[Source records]
+++

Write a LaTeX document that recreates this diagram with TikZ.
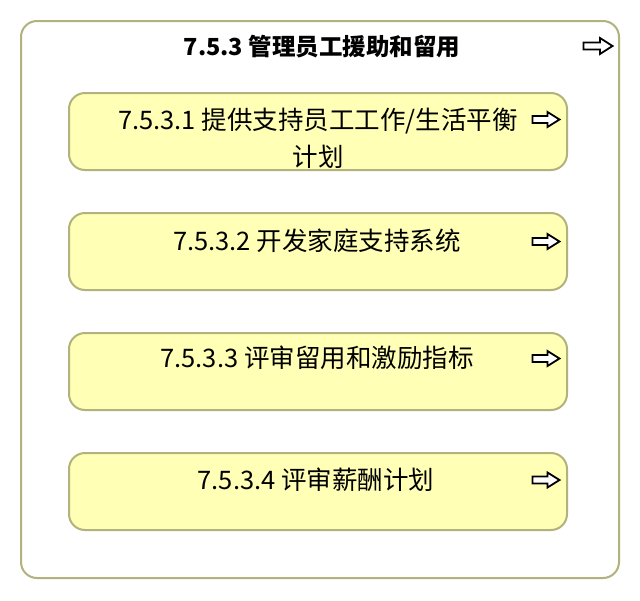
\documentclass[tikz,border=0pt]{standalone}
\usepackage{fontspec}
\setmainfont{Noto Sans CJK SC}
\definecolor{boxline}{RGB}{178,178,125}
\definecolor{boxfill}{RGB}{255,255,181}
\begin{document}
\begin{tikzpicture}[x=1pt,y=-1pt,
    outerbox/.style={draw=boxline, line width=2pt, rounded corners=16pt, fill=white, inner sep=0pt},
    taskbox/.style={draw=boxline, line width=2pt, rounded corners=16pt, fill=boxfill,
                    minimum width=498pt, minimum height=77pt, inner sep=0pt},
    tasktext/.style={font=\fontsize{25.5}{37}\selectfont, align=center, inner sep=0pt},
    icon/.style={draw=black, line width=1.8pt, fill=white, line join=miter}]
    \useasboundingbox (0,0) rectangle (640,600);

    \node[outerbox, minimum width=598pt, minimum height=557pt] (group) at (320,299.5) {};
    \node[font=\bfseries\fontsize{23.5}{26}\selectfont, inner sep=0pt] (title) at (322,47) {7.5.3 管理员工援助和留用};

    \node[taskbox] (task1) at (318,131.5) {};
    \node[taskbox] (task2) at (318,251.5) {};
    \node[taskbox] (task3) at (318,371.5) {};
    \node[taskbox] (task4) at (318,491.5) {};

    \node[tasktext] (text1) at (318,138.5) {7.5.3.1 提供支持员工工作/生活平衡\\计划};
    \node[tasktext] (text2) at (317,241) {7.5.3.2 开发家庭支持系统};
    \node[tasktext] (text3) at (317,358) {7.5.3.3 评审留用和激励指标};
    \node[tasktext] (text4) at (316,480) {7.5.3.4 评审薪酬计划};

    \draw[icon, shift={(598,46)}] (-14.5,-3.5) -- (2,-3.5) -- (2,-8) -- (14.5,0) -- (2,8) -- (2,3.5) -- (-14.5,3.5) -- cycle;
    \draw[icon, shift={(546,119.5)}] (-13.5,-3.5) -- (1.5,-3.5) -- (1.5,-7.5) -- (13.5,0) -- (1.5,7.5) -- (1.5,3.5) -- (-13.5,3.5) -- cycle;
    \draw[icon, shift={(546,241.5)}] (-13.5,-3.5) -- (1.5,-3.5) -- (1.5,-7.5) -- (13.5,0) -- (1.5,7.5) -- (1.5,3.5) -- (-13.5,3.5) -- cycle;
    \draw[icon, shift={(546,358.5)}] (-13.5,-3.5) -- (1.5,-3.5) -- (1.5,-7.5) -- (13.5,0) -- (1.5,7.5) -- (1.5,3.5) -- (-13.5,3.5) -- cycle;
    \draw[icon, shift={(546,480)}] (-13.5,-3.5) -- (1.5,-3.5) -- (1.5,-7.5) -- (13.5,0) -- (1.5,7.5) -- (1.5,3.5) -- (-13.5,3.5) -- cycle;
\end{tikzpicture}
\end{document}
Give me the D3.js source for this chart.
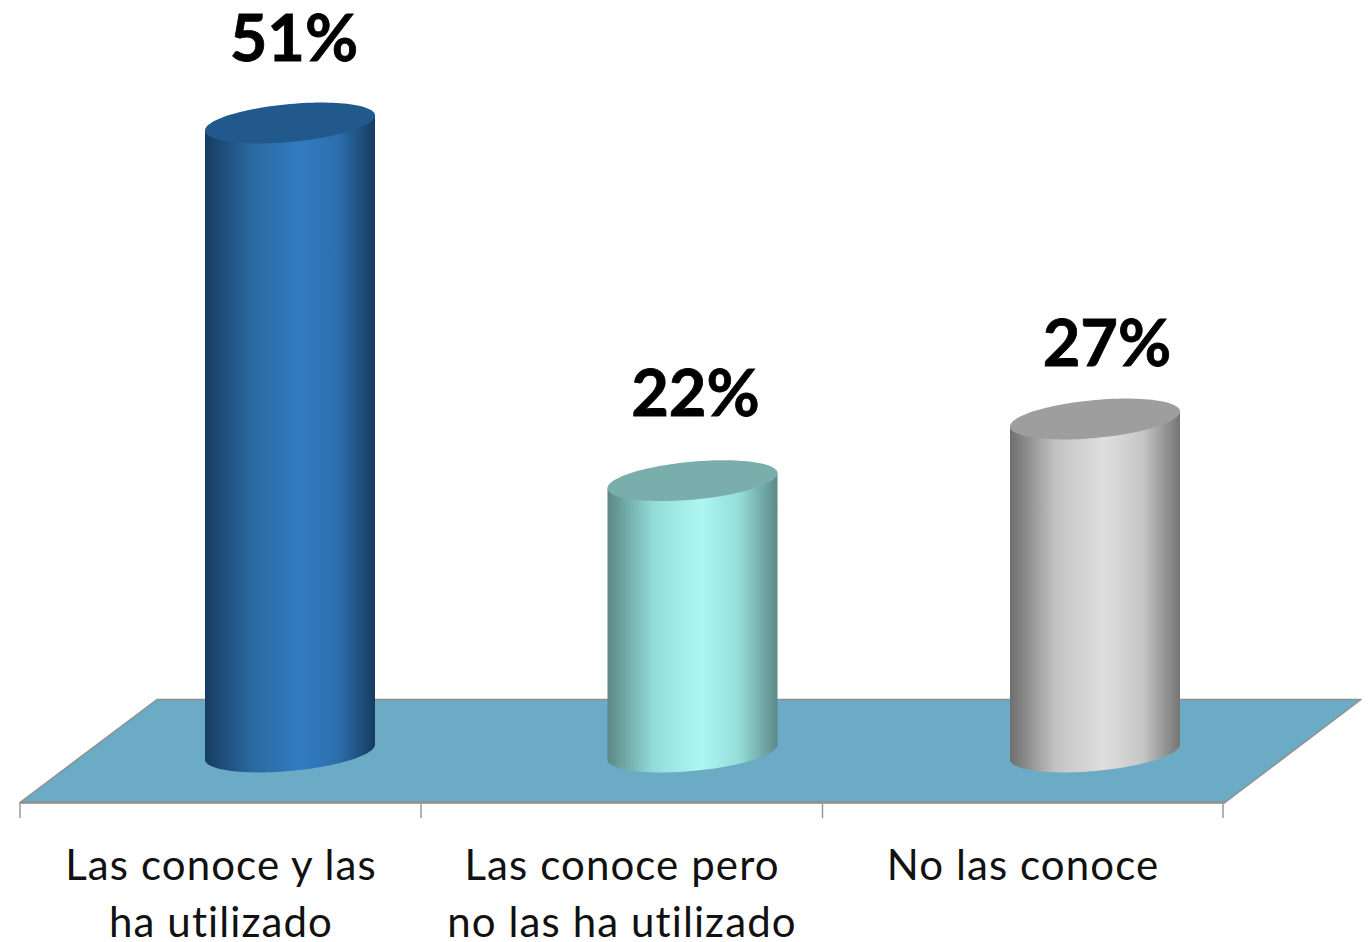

+++

Restate the data above exactly, stripping out each image.

Write a LaTeX document that recreates this diagram with TikZ.
\documentclass[tikz,border=0pt]{standalone}
\usepackage{fontspec}
\setmainfont{Noto Sans CJK SC}
\definecolor{boxline}{RGB}{178,178,125}
\definecolor{boxfill}{RGB}{255,255,181}
\begin{document}
\begin{tikzpicture}[x=1pt,y=-1pt,
    outerbox/.style={draw=boxline, line width=2pt, rounded corners=16pt, fill=white, inner sep=0pt},
    taskbox/.style={draw=boxline, line width=2pt, rounded corners=16pt, fill=boxfill,
                    minimum width=498pt, minimum height=77pt, inner sep=0pt},
    tasktext/.style={font=\fontsize{25.5}{37}\selectfont, align=center, inner sep=0pt},
    icon/.style={draw=black, line width=1.8pt, fill=white, line join=miter}]
    \useasboundingbox (0,0) rectangle (640,600);

    \node[outerbox, minimum width=598pt, minimum height=557pt] (group) at (320,299.5) {};
    \node[font=\bfseries\fontsize{23.5}{26}\selectfont, inner sep=0pt] (title) at (322,47) {7.5.3 管理员工援助和留用};

    \node[taskbox] (task1) at (318,131.5) {};
    \node[taskbox] (task2) at (318,251.5) {};
    \node[taskbox] (task3) at (318,371.5) {};
    \node[taskbox] (task4) at (318,491.5) {};

    \node[tasktext] (text1) at (318,138.5) {7.5.3.1 提供支持员工工作/生活平衡\\计划};
    \node[tasktext] (text2) at (317,241) {7.5.3.2 开发家庭支持系统};
    \node[tasktext] (text3) at (317,358) {7.5.3.3 评审留用和激励指标};
    \node[tasktext] (text4) at (316,480) {7.5.3.4 评审薪酬计划};

    \draw[icon, shift={(598,46)}] (-14.5,-3.5) -- (2,-3.5) -- (2,-8) -- (14.5,0) -- (2,8) -- (2,3.5) -- (-14.5,3.5) -- cycle;
    \draw[icon, shift={(546,119.5)}] (-13.5,-3.5) -- (1.5,-3.5) -- (1.5,-7.5) -- (13.5,0) -- (1.5,7.5) -- (1.5,3.5) -- (-13.5,3.5) -- cycle;
    \draw[icon, shift={(546,241.5)}] (-13.5,-3.5) -- (1.5,-3.5) -- (1.5,-7.5) -- (13.5,0) -- (1.5,7.5) -- (1.5,3.5) -- (-13.5,3.5) -- cycle;
    \draw[icon, shift={(546,358.5)}] (-13.5,-3.5) -- (1.5,-3.5) -- (1.5,-7.5) -- (13.5,0) -- (1.5,7.5) -- (1.5,3.5) -- (-13.5,3.5) -- cycle;
    \draw[icon, shift={(546,480)}] (-13.5,-3.5) -- (1.5,-3.5) -- (1.5,-7.5) -- (13.5,0) -- (1.5,7.5) -- (1.5,3.5) -- (-13.5,3.5) -- cycle;
\end{tikzpicture}
\end{document}
Give me the D3.js source for this chart.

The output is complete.